Renault Australia has criticised the federal government for allowing Australia to be one of the last remaining first world countries without legislation to reduce the price of electric vehicles.


Managing director Justin Hocevar says the company cannot import the Renault Zoe (driven here) without assistance that would help bring down the price of its “zero emissions” small hatchback.

“Zoe is something that we are working on [but] it’s still a long way off,” explained Hocevar. “It’s something that would be contingent upon having some incentives in place.

“Until we start to see some level of tariff break, duty concession or some form of incentive on electric vehicles, I don’t think any manufacturer is going to have success with electric vehicles in the Australian market.

“Seeing as Australia seems to be the last bastion of denial when it comes to doing anything to support electric vehicles [even though] it’s good enough for every other developed or developing nation in the world to support the commercialisation of zero emissions vehicle…
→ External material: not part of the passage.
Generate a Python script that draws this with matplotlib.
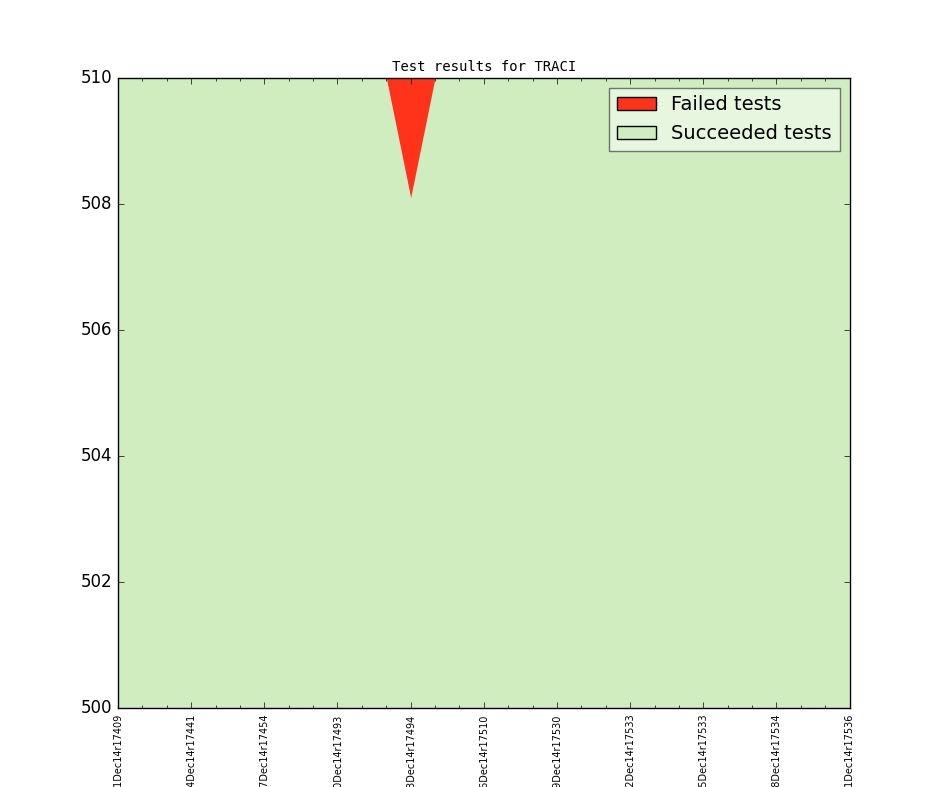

“But there’s no policy, not even the Greens have policy on electric vehicles…”

Hocevar says that he could get the Zoe to market without incentives for “substantially less than a [Nissan] Leaf.
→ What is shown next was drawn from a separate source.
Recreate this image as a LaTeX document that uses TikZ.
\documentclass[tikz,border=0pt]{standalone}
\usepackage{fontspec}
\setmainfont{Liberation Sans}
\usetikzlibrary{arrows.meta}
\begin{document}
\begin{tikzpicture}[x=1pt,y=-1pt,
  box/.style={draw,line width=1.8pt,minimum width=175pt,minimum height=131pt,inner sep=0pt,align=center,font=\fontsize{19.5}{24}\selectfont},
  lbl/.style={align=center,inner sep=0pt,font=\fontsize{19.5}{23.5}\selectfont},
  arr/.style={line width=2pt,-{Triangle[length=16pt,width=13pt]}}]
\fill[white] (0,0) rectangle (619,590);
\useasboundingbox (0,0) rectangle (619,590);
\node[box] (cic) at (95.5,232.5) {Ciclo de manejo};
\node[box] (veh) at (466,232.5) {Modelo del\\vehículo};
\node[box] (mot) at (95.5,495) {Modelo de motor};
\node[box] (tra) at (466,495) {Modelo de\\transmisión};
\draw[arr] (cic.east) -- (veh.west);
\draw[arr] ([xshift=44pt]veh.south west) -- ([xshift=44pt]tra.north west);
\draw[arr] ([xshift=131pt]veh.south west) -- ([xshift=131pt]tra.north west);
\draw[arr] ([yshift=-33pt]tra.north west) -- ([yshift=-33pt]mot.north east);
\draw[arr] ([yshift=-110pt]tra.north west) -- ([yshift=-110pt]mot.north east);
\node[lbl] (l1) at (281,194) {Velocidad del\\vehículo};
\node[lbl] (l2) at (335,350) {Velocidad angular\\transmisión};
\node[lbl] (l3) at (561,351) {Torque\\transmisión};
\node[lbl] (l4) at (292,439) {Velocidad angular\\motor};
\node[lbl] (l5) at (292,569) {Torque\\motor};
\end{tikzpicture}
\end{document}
“We expect that Zoe would probably, depending on how the vehicle was specced, be somewhere in the low-to-mid 30s driveaway [without incentives],” Hocevar hypothesised.

He did however add that even at that price, which would make it the cheapest electric vehicle available on the Australian market, the size-smaller-than-a-Leaf Renault would not be necessarily seen as an attractive proposition.

“I think that … the premium end of that vehicle’s size and segment is in the mid-to-high 20s [thousands], and I think if you wanted to compete and do some serious volume [you would need to be] probably within five to 10 per cent of that premium end. If that car [Zoe] was sub-$30,000 driveaway, I think there’s a place for it.”

For the Renault Zoe to be priced that way, however, incentives are required due to the high cost of lithium-ion batteries, predominently. While acknowledging that if the price of batteries fell the Zoe could become more price-competitive, Hocevar claimed that “there’s no scale to the [battery] business at this point” and therefore there isn’t the volume to force the price to drop.

Hocavar confirmed that Renault hasn’t teamed up with group bedfellow Nissan to badger the government to introduce EV legislation, however, saying that “it’s not easy to get anyone to focus on this as a [government] agenda item”.